I’m also interested into some D alternatives that’s not Rust (🤮🤮🤮🤮🤮 - no I’m not a Lunduke fan, but a gamedev, also no “const by default” languages!), has metaprogramming capabilities, and no (mandatory) header files (🤮🤮🤮🤮🤮), in case I decide to leave. I have a game engine that could be ported, its resource management needs to decoupled for D’s garbage collection though.


It definitely is capable of it now, if you put some effort into guiding it, and you’re working in a popular domain/language. It couldn’t really do it a year ago though so you might just be a bit out of date.
I experiment with it quite a bit just because that’s what all the employers want right now, and I never get good results. It’s not good at making “decisions,” and you don’t really know what decisions that will need to be made until you start coding.
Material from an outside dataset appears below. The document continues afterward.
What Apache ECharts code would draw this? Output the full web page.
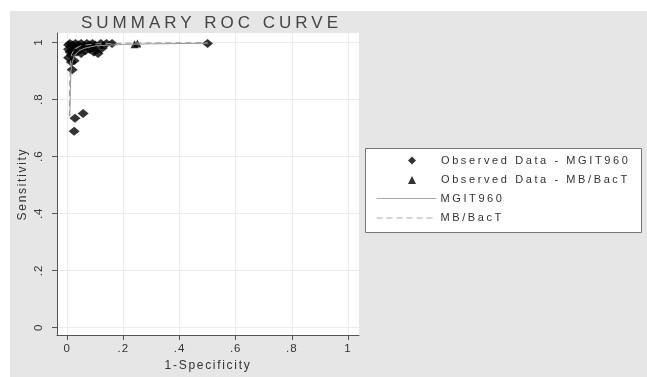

Or, you can meticulously plan and review everything, which can take longer than just writing the code (we already have pretty good precise languages to specify behavior). To be clear, I’m talking about all the small decisions like, “I’ve already wrote similar code to this, maybe I should refactor it out to a function,” “maybe I should use a hashset here instead of an list,” “I should probably use stable_sort here instead of sort,” “maybe this endpoint should accept PUT instead of POST,” etc.